-- start of Provided records --
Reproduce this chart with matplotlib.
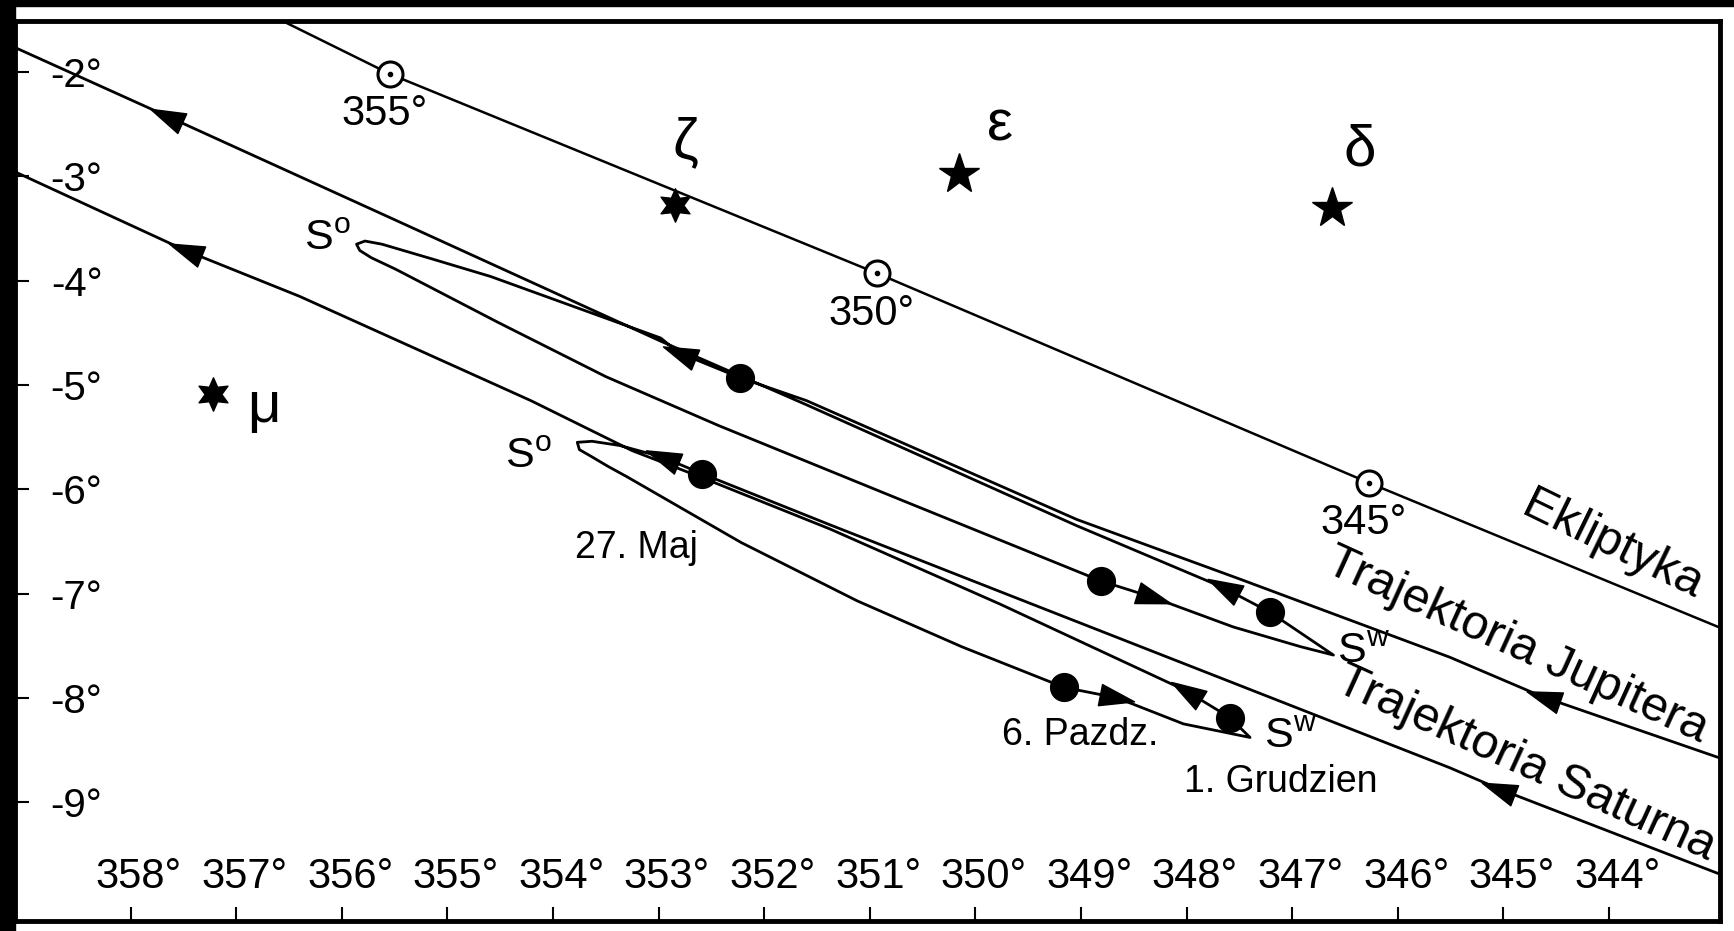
import numpy as np
import matplotlib.pyplot as plt
from matplotlib.markers import MarkerStyle
from matplotlib.path import Path
from matplotlib.transforms import Affine2D, ScaledTranslation
from matplotlib.patches import Rectangle

plt.rcParams['font.family'] = ['Liberation Sans', 'DejaVu Sans']
plt.rcParams['mathtext.fontset'] = 'custom'
plt.rcParams['mathtext.rm'] = 'Liberation Sans'

# axis ticks (RA / Dec in degrees)
x_ticks = [358, 357, 356, 355, 354, 353, 352, 351, 350, 349, 348, 347, 346, 345, 344]
y_ticks = [-2, -3, -4, -5, -6, -7, -8, -9]

# ecliptic line and its longitude marks
ecl_ra = [356.62, 355.54, 350.93, 346.27, 342.80]
ecl_dec = [-1.48, -2.02, -3.93, -5.94, -7.39]
ecl_mark_ra = [355.54, 350.93, 346.27]
ecl_mark_dec = [-2.02, -3.93, -5.94]
ecl_mark_lab = ['355°', '350°', '345°']

# Jupiter path, in time order (prograde -> S° -> retrograde -> Sw -> prograde)
jup_ra = [342.80, 344.63, 345.51, 347.50, 349.04, 351.60, 352.23, 352.81, 352.98,
          354.59, 355.15, 355.62, 355.78, 355.86,
          355.83, 355.72, 355.49, 354.52, 353.50, 352.43, 350.71, 348.81, 348.31,
          347.56, 346.92, 346.61,
          347.21, 347.66, 349.04, 351.60, 352.98, 355.49, 357.66, 359.30]
jup_dec = [-8.63, -7.99, -7.61, -6.86, -6.29, -5.15, -4.93, -4.69, -4.55,
           -3.96, -3.79, -3.65, -3.62, -3.65,
           -3.71, -3.78, -3.89, -4.40, -4.92, -5.39, -6.10, -6.88, -7.04,
           -7.32, -7.51, -7.59,
           -7.18, -6.94, -6.35, -5.19, -4.58, -3.42, -2.42, -1.67]

# Saturn path, in time order
sat_ra = [342.80, 345.05, 345.51, 347.40, 349.77, 351.38, 352.59, 352.97, 353.37,
          353.63, 353.77,
          353.75, 353.63, 353.48, 353.30, 352.22, 351.12, 350.13, 349.16, 348.66,
          348.03, 347.40,
          347.59, 348.01, 349.77, 351.38, 352.61, 353.25, 354.21, 356.40, 357.48, 359.30]
sat_dec = [-9.75, -8.87, -8.67, -7.92, -6.98, -6.34, -5.85, -5.69, -5.58,
           -5.54, -5.55,
           -5.62, -5.69, -5.78, -5.88, -6.51, -7.07, -7.51, -7.90, -8.00,
           -8.25, -8.38,
           -8.19, -7.93, -7.10, -6.38, -5.88, -5.63, -5.15, -4.15, -3.71, -2.86]

# direction arrows on the paths
jup_arrow_ra = [344.63, 352.81, 348.31, 347.66, 357.66]
jup_arrow_dec = [-7.99, -4.69, -7.04, -6.94, -2.42]
sat_arrow_ra = [345.05, 352.97, 348.66, 348.01, 357.48]
sat_arrow_dec = [-8.87, -5.69, -8.00, -7.93, -3.71]

# conjunction positions
conj_dates = ['27. Maj', '6. Pazdz.', '1. Grudzien']
jup_conj_ra = [352.23, 348.81, 347.21]
jup_conj_dec = [-4.93, -6.88, -7.18]
sat_conj_ra = [352.59, 349.16, 347.59]
sat_conj_dec = [-5.85, -7.90, -8.19]

# stars of Pisces
star_names = ['ζ', 'ε', 'δ', 'μ']
star_ra = [352.84, 350.16, 346.62, 357.22]
star_dec = [-3.27, -2.98, -3.30, -5.09]
star_points = [6, 5, 5, 6]

# ---------------------------------------------------------------
fig = plt.figure(figsize=(17.34, 9.31), dpi=100)
fig.patches.append(Rectangle((0, 0), 15 / 1734, 1, transform=fig.transFigure,
                             color='black', zorder=0))
fig.patches.append(Rectangle((0, 1 - 6 / 931), 1, 6 / 931, transform=fig.transFigure,
                             color='black', zorder=0))
ax = fig.add_axes([15 / 1734, 10 / 931, 1705 / 1734, 900 / 931])
ax.set_xlim(359.094, 342.95)
ax.set_ylim(-10.14, -1.51)

for s in ax.spines.values():
    s.set_linewidth(3.5)

ax.set_xticks(x_ticks, labels=[f'{v}°' for v in x_ticks])
ax.set_yticks(y_ticks, labels=[f'{v}°' for v in y_ticks])
ax.tick_params(axis='x', direction='in', length=10, width=1.5, pad=-46, labelsize=30)
ax.tick_params(axis='y', direction='in', length=10, width=1.5, pad=-63, labelsize=29)
shift = ScaledTranslation(6 / 72, 0, fig.dpi_scale_trans)
for lab in ax.get_xticklabels():
    lab.set_transform(lab.get_transform() + shift)

# ecliptic
ax.plot(ecl_ra, ecl_dec, color='black', lw=1.8, zorder=2)
ax.plot(ecl_mark_ra, ecl_mark_dec, 'o', ms=18, mfc='white', mec='black', mew=2.2, zorder=5)
ax.plot(ecl_mark_ra, ecl_mark_dec, 'o', ms=3, color='black', zorder=6)
for r, d, t in zip(ecl_mark_ra, ecl_mark_dec, ecl_mark_lab):
    ax.annotate(t, (r, d), xytext=(-4, -29), textcoords='offset points',
                ha='center', va='center', fontsize=30)

# planet paths
ax.plot(jup_ra, jup_dec, color='black', lw=2.0, solid_joinstyle='round', zorder=3)
ax.plot(sat_ra, sat_dec, color='black', lw=2.0, solid_joinstyle='round', zorder=3)

tri = Path([(1, 0), (-1, 0.62), (-1, -0.62), (1, 0)],
           [Path.MOVETO, Path.LINETO, Path.LINETO, Path.CLOSEPOLY])


def path_angle(r, d, pra, pdec):
    pts = ax.transData.transform(np.column_stack([pra, pdec]))
    p = ax.transData.transform((r, d))
    a, b = pts[:-1], pts[1:]
    ab = b - a
    t = np.clip(((p - a) * ab).sum(1) / (ab ** 2).sum(1), 0, 1)
    dist = np.hypot(*(a + ab * t[:, None] - p).T)
    i = np.argmin(dist)
    return np.degrees(np.arctan2(ab[i, 1], ab[i, 0]))


for ara, adec, pra, pdec in [(jup_arrow_ra, jup_arrow_dec, jup_ra, jup_dec),
                             (sat_arrow_ra, sat_arrow_dec, sat_ra, sat_dec)]:
    for r, d in zip(ara, adec):
        ang = path_angle(r, d, pra, pdec)
        m = MarkerStyle(tri, transform=Affine2D().rotate_deg(ang))
        ax.plot([r], [d], ls='none', marker=m, ms=25, color='black', zorder=4)

ax.plot(jup_conj_ra, jup_conj_dec, 'o', ms=20, color='black', zorder=4)
ax.plot(sat_conj_ra, sat_conj_dec, 'o', ms=20, color='black', zorder=4)

# stationary points
ax.text(356.14, -3.60, r'S$^{\rm o}$', fontsize=31, ha='center', va='center')
ax.text(354.23, -5.69, r'S$^{\rm o}$', fontsize=31, ha='center', va='center')
ax.text(346.33, -7.56, r'S$^{\rm w}$', fontsize=31, ha='center', va='center')
ax.text(347.02, -8.38, r'S$^{\rm w}$', fontsize=31, ha='center', va='center')

# conjunction dates
date_pos = [(353.21, -6.56), (349.01, -8.36), (347.11, -8.81)]
for (x, y), t in zip(date_pos, conj_dates):
    ax.text(x, y, t, fontsize=27, ha='center', va='center')

# stars
star_off = [(7, 44), (30, 35), (20, 41), (37, -9)]
six = Path.unit_regular_star(6, 0.5)
for r, d, n, k, off in zip(star_ra, star_dec, star_names, star_points, star_off):
    if k == 6:
        ax.plot([r], [d], ls='none', marker=six, ms=24, color='black', zorder=6)
    else:
        ax.plot([r], [d], ls='none', marker='*', ms=30, color='black', zorder=6)
    ax.annotate(n, (r, d), xytext=off, textcoords='offset points',
                ha='center', va='center', fontsize=42)

# line names
ax.text(343.97, -6.54, 'Ekliptyka', fontsize=35, rotation=-26,
        rotation_mode='anchor', ha='center', va='center')
ax.text(344.87, -7.50, 'Trajektoria Jupitera', fontsize=35, rotation=-24.5,
        rotation_mode='anchor', ha='center', va='center')
ax.text(344.79, -8.63, 'Trajektoria Saturna', fontsize=35, rotation=-24.5,
        rotation_mode='anchor', ha='center', va='center')

fig.savefig('out.png', dpi=100)
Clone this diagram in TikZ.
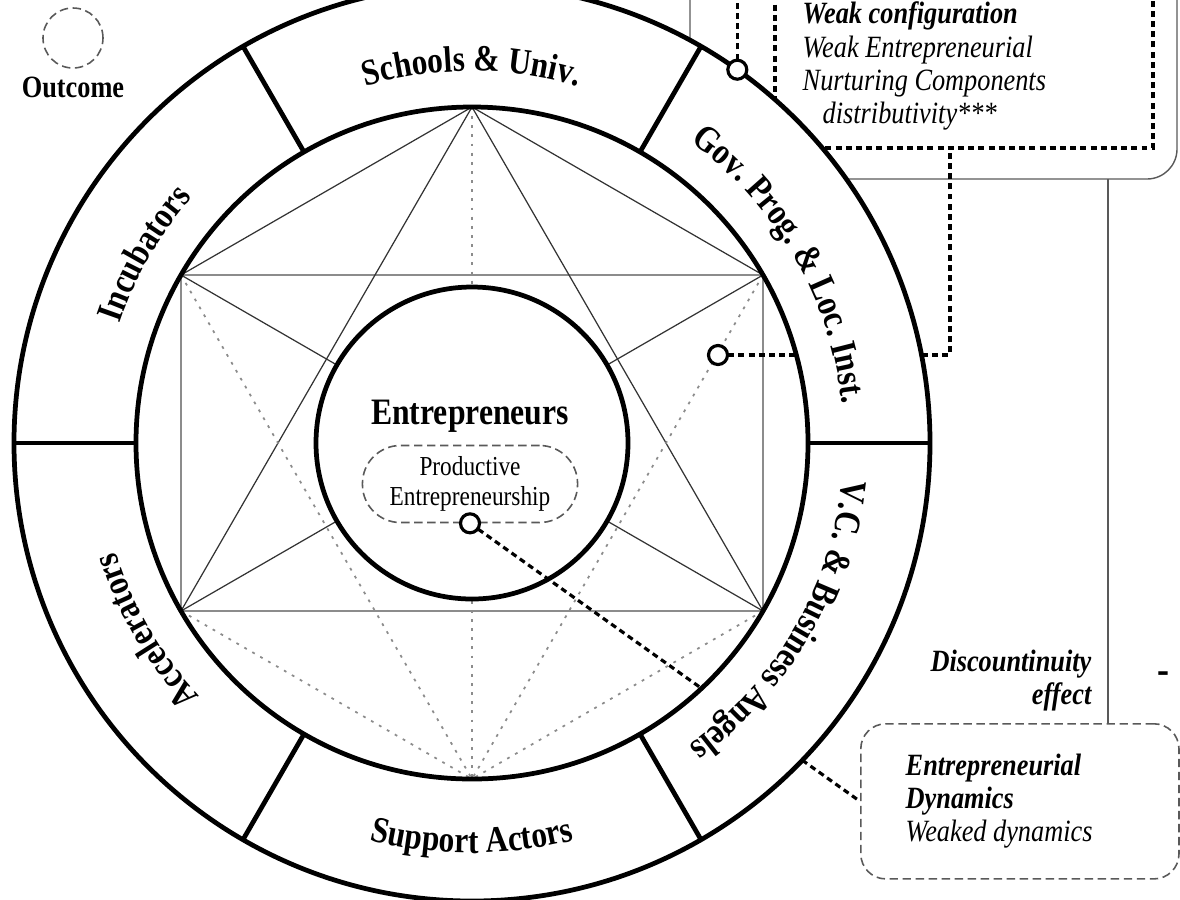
\documentclass[tikz,border=0pt]{standalone}
\usepackage{fontspec}
\setmainfont{Liberation Serif}[FakeStretch=0.85]
\usepackage{tikz}
\usetikzlibrary{positioning, decorations.text}

\definecolor{rimgray}{gray}{0.55}
\definecolor{spokegray}{gray}{0.2}
\definecolor{boxgray}{gray}{0.35}

\newcommand{\ringfont}{\fontsize{10.5}{12}\selectfont\bfseries}
\newcommand{\boxfont}{\fontsize{8.8}{9.4}\selectfont}

\begin{document}
\begin{tikzpicture}[x=0.01cm, y=0.01cm,
				ringline/.style={line width=1.35pt},
				rimline/.style={rimgray, line width=0.4pt},
				spokeline/.style={spokegray, line width=0.35pt},
				dotline/.style={rimgray, line width=0.5pt, dash pattern=on 0.8pt off 1.8pt},
				link/.style={line width=0.9pt, dash pattern=on 1.7pt off 1.2pt},
				softdash/.style={draw=boxgray, line width=0.45pt, dash pattern=on 2.4pt off 1.3pt},
				dot/.style={circle, draw, fill=white, line width=0.9pt, minimum size=0.19cm, inner sep=0pt},
				ringtext/.style={decorate, decoration={text along path, text align=center, text={|\ringfont|#1}}}]

				\useasboundingbox (-472,-456) rectangle (708,443);

				% legend
				\draw[softdash] (-399,405) circle (30);
				\node (outcome) at (-399,356) {\boxfont\bfseries Outcome};

				% configuration boxes
				\draw[boxgray, line width=0.4pt, rounded corners=0.3cm] (218,264) rectangle (705,520);
				\draw[link] (303,520) -- (303,295) -- (681,295) -- (681,520);
				\node (weakcfg) [anchor=west, align=left, inner sep=0pt, font=\boxfont] at (330,377)
					{\textbf{\textit{Weak configuration}}\\ \textit{Weak Entrepreneurial}\\ \textit{Nurturing Components}\\ \hspace*{0.2cm}\textit{distributivity***}};

				\node (dynbox) [softdash, rounded corners=0.25cm, minimum width=3.18cm, minimum height=1.55cm, anchor=north west] at (388,-280) {};
				\node (dyntext) [right=0.45cm of dynbox.west, align=left, inner sep=0pt, font=\boxfont]
					{\textbf{\textit{Entrepreneurial}}\\ \textbf{\textit{Dynamics}}\\ \textit{Weaked dynamics}};

				\coordinate (cfgfoot) at (636,264);
				\draw[boxgray, line width=0.4pt] (cfgfoot) -- (cfgfoot |- dynbox.north);
				\node (discont) [anchor=east, align=right, inner sep=0pt, font=\boxfont\bfseries\itshape] at (620,-238) {Discountinuity\\effect};
				\node (minus) at (691,-235) {\fontsize{12}{12}\selectfont\bfseries -};

				% hexagram inside the ring
				\foreach \a in {30,90,...,330} \coordinate (h\a) at (\a:336);
				\foreach \s/\t in {h30/h150, h150/h210, h210/h330, h330/h30} \draw[rimline] (\s) -- (\t);
				\foreach \s/\t in {h90/h30, h90/h150, h90/h210, h90/h330, h150/h330, h30/h210} \draw[spokeline] (\s) -- (\t);
				\foreach \s in {h30,h90,h150,h210,h330} \draw[dotline] (\s) -- (h270);

				% core
				\draw[ringline, fill=white] (0,0) circle (156);
				\node (entre) at (-2,27) {\fontsize{10.6}{12}\selectfont\bfseries Entrepreneurs};
				\node (prodbox) [softdash, rounded corners=0.38cm, minimum width=2.15cm, minimum height=0.77cm, align=center, inner sep=0pt, font=\fontsize{7.8}{8.5}\selectfont] at (-2,-41) {Productive\\Entrepreneurship};

				% connectors
				\coordinate (govpt) at (246,88);
				\coordinate (rimpt) at (54.6:458);
				\coordinate (govjoin) at (478,295);
				\coordinate (rimtop) at (rimpt |- 0,520);
				\draw[link] (govpt) -| (govjoin);
				\draw[link] (rimpt) -- (rimtop);
				\draw[link] (prodbox.south) -- (dynbox.west);

				% ring of actors
				\fill[white, even odd rule] (0,0) circle (458) (0,0) circle (336);
				\draw[ringline] (0,0) circle (458) (0,0) circle (336);
				\foreach \a in {0,60,...,300} \draw[ringline] (\a:336) -- (\a:458);

				\path[ringtext={Schools {\&} Univ.}] (120:372) arc[start angle=120, end angle=60, radius=372];
				\path[ringtext={Gov. Prog. {\&} Loc. Inst.}] (60:372) arc[start angle=60, end angle=0, radius=372];
				\path[ringtext={V.C. {\&} Business Angels}] (0:372) arc[start angle=0, end angle=-60, radius=372];
				\path[ringtext={Support Actors}] (240:410) arc[start angle=240, end angle=300, radius=410];
				\path[ringtext={Accelerators}] (240:372) arc[start angle=240, end angle=180, radius=372];
				\path[ringtext={Incubators}] (180:372) arc[start angle=180, end angle=120, radius=372];

				% outcome dots
				\node (govdot) [dot] at (govpt) {};
				\node (rimdot) [dot] at (rimpt) {};
				\node (proddot) [dot] at (prodbox.south) {};
			\end{tikzpicture}
\end{document}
-- end of Provided records --
Copy every line of the listing containing the string "this".

Reproduce this chart with matplotlib.
Clone this diagram in TikZ.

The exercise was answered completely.